On August 14, 2015, Secretary of State John Kerry hoisted the American flag over what is now the U.S. embassy in Havana, after President Barack Obama announced resumption of full diplomatic relations after 54 years of estrangement. But 23 months later, President Donald Trump announced that he was canceling the rapprochement and that the U.S. would tighten its embargo of Cuba. Huddleston is blunt in her assessment of the decision. "This policy is wrong. It really hurts the Cuban people, it takes away their future, and it hurts the United States," she says. She believes the policy will deny American investment opportunities on the island and push Cuba toward Russia and China, giving them unwanted influence in the Caribbean. "Scrap the punitive policy," she advises, and make Cuba part of a broader initiative that strives for greater regional prosperity; promotes unity among the United States, Central America, and the Caribbean; and encourages progress on human rights issues and a more open society in Cuba.

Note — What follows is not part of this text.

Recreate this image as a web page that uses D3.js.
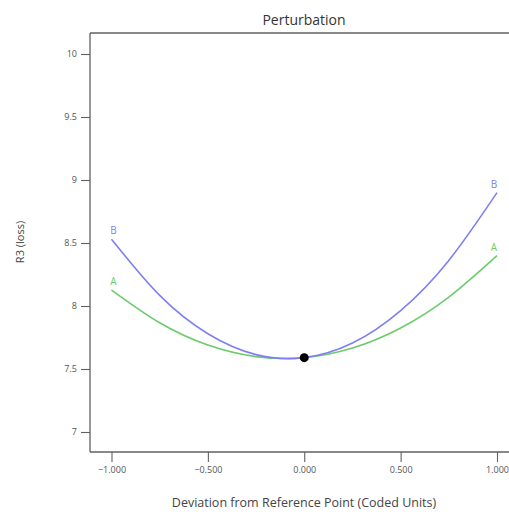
<!DOCTYPE html>
<html>
<head>
<meta charset="utf-8">
<script src="https://cdn.jsdelivr.net/npm/d3@7"></script>
<style>
  body { margin: 0; background: #fff; }
  svg { display: block; font-family: "Open Sans", sans-serif; }
</style>
</head>
<body>
<div class="container"></div>
<script>
// values
var xValues = [-1, -0.75, -0.5, -0.25, 0, 0.25, 0.5, 0.75, 1];
var seriesA = [8.127, 7.867, 7.69, 7.598, 7.59, 7.666, 7.826, 8.071, 8.40];
var seriesB = [8.53, 8.084, 7.78, 7.614, 7.59, 7.706, 7.964, 8.362, 8.90];
var refPoint = [0, 7.59];
var xTicks = [-1, -0.5, 0, 0.5, 1];
var yTicks = [7, 7.5, 8, 8.5, 9, 9.5, 10];

var svgWidth = 509;
var svgHeight = 512;

var plot = { left: 90, top: 33, right: 509, bottom: 452 };

var svg = d3.select(".container")
    .append("svg")
    .attr("width", svgWidth)
    .attr("height", svgHeight);

var xScale = d3.scaleLinear()
    .domain([-1, 1])
    .range([111.5, 497]);

var yScale = d3.scaleLinear()
    .domain([7, 10])
    .range([432, 54]);

var axisColor = "#606060";

// frame lines (left + top + bottom)
svg.append("line")
    .attr("x1", plot.left).attr("x2", plot.right)
    .attr("y1", plot.top).attr("y2", plot.top)
    .attr("stroke", axisColor).attr("stroke-width", 1.3);

var leftAxis = d3.axisLeft(yScale)
    .tickValues(yTicks)
    .tickSize(9)
    .tickPadding(4)
    .tickFormat(d3.format("~g"));

var bottomAxis = d3.axisBottom(xScale)
    .tickValues(xTicks)
    .tickSize(10)
    .tickPadding(5)
    .tickFormat(d3.format(".3f"));

var gy = svg.append("g")
    .attr("transform", `translate(${plot.left}, 0)`)
    .call(leftAxis);
gy.select(".domain").remove();

var gx = svg.append("g")
    .attr("transform", `translate(0, ${plot.bottom})`)
    .call(bottomAxis);
gx.select(".domain").remove();

svg.append("line")
    .attr("x1", plot.left).attr("x2", plot.left)
    .attr("y1", plot.top).attr("y2", plot.bottom)
    .attr("stroke", axisColor).attr("stroke-width", 1.3);
svg.append("line")
    .attr("x1", plot.left).attr("x2", plot.right)
    .attr("y1", plot.bottom).attr("y2", plot.bottom)
    .attr("stroke", axisColor).attr("stroke-width", 1.3);

svg.selectAll(".tick line").attr("stroke", axisColor).attr("stroke-width", 1.1);
svg.selectAll(".tick text")
    .attr("fill", "#555")
    .style("font-size", "9px")
    .style("font-family", "'Open Sans', sans-serif");

// titles
svg.append("text")
    .attr("x", 304).attr("y", 25)
    .attr("text-anchor", "middle")
    .attr("fill", "#333")
    .style("font-size", "14px")
    .text("Perturbation");

svg.append("text")
    .attr("transform", "translate(24, 242) rotate(-90)")
    .attr("text-anchor", "middle")
    .attr("fill", "#444")
    .style("font-size", "11px")
    .text("R3 (loss)");

svg.append("text")
    .attr("x", 304).attr("y", 507)
    .attr("text-anchor", "middle")
    .attr("fill", "#444")
    .style("font-size", "12.5px")
    .text("Deviation from Reference Point (Coded Units)");

// curves
var series = [
    { name: "A", values: seriesA, color: "#6ccc6c" },
    { name: "B", values: seriesB, color: "#7f7ff5" }
];

var line = d3.line()
    .x(d => xScale(d[0]))
    .y(d => yScale(d[1]))
    .curve(d3.curveNatural);

series.forEach(function (s) {
    var pts = xValues.map((x, i) => [x, s.values[i]]);
    svg.append("path")
        .datum(pts)
        .attr("d", line)
        .attr("fill", "none")
        .attr("stroke", s.color)
        .attr("stroke-width", 1.6);

    var first = pts[0], last = pts[pts.length - 1];
    svg.append("text")
        .attr("x", xScale(first[0]) + 2)
        .attr("y", yScale(first[1]) - 5)
        .attr("text-anchor", "middle")
        .attr("fill", s.color)
        .style("font-size", "10px")
        .text(s.name);
    svg.append("text")
        .attr("x", xScale(last[0]) - 3)
        .attr("y", yScale(last[1]) - 5)
        .attr("text-anchor", "middle")
        .attr("fill", s.color)
        .style("font-size", "10px")
        .text(s.name);
});

svg.append("circle")
    .attr("cx", xScale(refPoint[0]))
    .attr("cy", yScale(refPoint[1]))
    .attr("r", 4.5)
    .attr("fill", "#000");
</script>
</body>
</html>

Recently, Raúl Castro stepped away from the Cuban presidency and was succeeded by Miguel Díaz-Canel Bermúdez. "The change in leadership is a seismic shift—the president of Cuba is not a man named Castro," Huddleston says. "It is the beginning of a transfer of leadership from the revolutionaries to a generation born after the revolution, which wants more economic opportunity and greater communications with the world. Unfortunately, the hostile policy of the Trump administration will slow economic reforms because when the U.S. threatens, Cuba pulls back economic reforms and political freedoms."

It's time for reconciliation, she says. "It's happened in South Vietnam where we lost thousands of troops. It's time for Cuba."